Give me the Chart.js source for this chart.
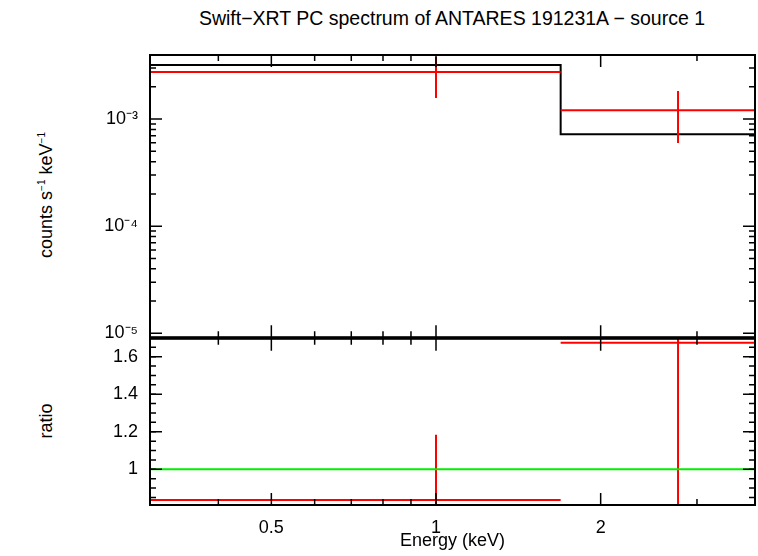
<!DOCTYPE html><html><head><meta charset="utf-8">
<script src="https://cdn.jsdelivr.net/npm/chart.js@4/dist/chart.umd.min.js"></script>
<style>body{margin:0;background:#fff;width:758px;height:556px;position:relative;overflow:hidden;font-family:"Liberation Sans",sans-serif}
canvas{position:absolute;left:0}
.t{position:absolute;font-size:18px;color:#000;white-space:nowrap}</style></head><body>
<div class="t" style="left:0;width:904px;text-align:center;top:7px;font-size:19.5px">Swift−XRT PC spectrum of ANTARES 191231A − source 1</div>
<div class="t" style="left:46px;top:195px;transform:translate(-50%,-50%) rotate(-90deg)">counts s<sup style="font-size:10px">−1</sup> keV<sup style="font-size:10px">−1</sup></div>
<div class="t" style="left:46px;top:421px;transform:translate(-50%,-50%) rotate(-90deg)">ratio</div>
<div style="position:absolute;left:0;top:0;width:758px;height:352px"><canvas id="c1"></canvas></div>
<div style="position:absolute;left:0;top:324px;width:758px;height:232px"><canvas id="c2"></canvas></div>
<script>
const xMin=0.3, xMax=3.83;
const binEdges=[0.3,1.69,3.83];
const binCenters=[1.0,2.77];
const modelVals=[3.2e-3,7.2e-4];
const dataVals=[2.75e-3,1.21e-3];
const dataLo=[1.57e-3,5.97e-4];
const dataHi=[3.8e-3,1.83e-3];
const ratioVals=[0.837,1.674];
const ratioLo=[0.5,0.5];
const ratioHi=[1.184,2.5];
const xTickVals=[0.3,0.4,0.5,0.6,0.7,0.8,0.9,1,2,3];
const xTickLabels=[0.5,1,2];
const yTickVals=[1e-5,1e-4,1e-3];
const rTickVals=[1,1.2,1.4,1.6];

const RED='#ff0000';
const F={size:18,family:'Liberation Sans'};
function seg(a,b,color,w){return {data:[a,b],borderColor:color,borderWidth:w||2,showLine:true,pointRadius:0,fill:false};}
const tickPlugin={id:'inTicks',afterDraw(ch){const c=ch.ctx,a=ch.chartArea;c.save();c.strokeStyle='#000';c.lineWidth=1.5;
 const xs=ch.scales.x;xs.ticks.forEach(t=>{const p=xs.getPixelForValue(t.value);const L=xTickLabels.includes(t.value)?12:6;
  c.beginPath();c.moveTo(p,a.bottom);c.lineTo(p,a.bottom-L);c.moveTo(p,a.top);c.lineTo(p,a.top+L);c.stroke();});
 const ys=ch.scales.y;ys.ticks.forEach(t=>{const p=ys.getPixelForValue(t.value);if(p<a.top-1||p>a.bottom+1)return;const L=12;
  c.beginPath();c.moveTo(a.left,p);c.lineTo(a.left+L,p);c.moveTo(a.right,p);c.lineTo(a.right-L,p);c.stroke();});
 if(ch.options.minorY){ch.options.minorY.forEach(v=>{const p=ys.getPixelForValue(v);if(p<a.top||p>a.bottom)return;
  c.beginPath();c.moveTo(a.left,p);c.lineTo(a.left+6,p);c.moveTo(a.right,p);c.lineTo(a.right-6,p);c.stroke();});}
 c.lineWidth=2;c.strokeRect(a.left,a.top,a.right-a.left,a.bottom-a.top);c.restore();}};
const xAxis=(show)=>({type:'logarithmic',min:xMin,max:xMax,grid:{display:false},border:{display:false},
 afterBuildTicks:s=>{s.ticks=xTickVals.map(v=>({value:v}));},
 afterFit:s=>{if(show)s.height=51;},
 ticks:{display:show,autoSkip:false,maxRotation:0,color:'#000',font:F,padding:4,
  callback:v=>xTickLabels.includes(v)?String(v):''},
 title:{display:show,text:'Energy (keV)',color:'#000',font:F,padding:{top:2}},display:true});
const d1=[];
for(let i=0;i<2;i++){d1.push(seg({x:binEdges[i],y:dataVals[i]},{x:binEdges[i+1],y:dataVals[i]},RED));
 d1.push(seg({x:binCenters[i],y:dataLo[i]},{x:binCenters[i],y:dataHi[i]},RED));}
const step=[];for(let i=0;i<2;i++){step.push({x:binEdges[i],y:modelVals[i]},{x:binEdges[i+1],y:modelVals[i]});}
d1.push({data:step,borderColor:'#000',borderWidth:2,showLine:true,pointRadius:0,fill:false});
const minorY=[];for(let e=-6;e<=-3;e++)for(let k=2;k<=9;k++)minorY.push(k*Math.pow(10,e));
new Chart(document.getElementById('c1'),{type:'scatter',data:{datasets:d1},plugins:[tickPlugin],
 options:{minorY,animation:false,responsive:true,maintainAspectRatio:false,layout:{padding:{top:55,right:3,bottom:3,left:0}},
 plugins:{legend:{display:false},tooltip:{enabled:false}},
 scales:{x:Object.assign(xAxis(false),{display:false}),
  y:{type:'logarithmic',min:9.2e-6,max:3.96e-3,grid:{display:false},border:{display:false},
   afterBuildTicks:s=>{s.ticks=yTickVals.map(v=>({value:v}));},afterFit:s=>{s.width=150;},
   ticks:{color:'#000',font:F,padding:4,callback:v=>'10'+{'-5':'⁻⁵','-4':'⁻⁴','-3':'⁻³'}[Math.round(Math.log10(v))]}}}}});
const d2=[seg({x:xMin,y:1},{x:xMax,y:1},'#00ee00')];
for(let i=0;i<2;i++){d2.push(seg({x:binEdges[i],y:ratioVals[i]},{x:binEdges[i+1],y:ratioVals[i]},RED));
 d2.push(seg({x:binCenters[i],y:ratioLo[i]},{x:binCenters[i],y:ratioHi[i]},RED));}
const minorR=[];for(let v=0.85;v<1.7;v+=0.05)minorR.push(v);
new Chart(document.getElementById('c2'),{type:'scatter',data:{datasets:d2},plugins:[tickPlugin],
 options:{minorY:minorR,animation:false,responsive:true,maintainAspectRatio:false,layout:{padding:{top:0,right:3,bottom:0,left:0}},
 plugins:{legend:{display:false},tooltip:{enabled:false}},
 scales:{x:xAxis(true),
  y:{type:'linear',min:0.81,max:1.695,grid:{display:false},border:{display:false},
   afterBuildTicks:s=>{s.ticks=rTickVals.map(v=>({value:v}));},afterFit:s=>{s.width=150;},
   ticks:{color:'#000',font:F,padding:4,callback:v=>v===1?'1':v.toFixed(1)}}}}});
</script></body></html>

++++

*Written exercise:* Only the lines from the start of the material through the line containing "const rTickVals=[1,1.2,1.4,1.6];" should be transcribed. Pictures stay out.

*Response to this exercise:*
Give me the Chart.js source for this chart.
<!DOCTYPE html><html><head><meta charset="utf-8">
<script src="https://cdn.jsdelivr.net/npm/chart.js@4/dist/chart.umd.min.js"></script>
<style>body{margin:0;background:#fff;width:758px;height:556px;position:relative;overflow:hidden;font-family:"Liberation Sans",sans-serif}
canvas{position:absolute;left:0}
.t{position:absolute;font-size:18px;color:#000;white-space:nowrap}</style></head><body>
<div class="t" style="left:0;width:904px;text-align:center;top:7px;font-size:19.5px">Swift−XRT PC spectrum of ANTARES 191231A − source 1</div>
<div class="t" style="left:46px;top:195px;transform:translate(-50%,-50%) rotate(-90deg)">counts s<sup style="font-size:10px">−1</sup> keV<sup style="font-size:10px">−1</sup></div>
<div class="t" style="left:46px;top:421px;transform:translate(-50%,-50%) rotate(-90deg)">ratio</div>
<div style="position:absolute;left:0;top:0;width:758px;height:352px"><canvas id="c1"></canvas></div>
<div style="position:absolute;left:0;top:324px;width:758px;height:232px"><canvas id="c2"></canvas></div>
<script>
const xMin=0.3, xMax=3.83;
const binEdges=[0.3,1.69,3.83];
const binCenters=[1.0,2.77];
const modelVals=[3.2e-3,7.2e-4];
const dataVals=[2.75e-3,1.21e-3];
const dataLo=[1.57e-3,5.97e-4];
const dataHi=[3.8e-3,1.83e-3];
const ratioVals=[0.837,1.674];
const ratioLo=[0.5,0.5];
const ratioHi=[1.184,2.5];
const xTickVals=[0.3,0.4,0.5,0.6,0.7,0.8,0.9,1,2,3];
const xTickLabels=[0.5,1,2];
const yTickVals=[1e-5,1e-4,1e-3];
const rTickVals=[1,1.2,1.4,1.6];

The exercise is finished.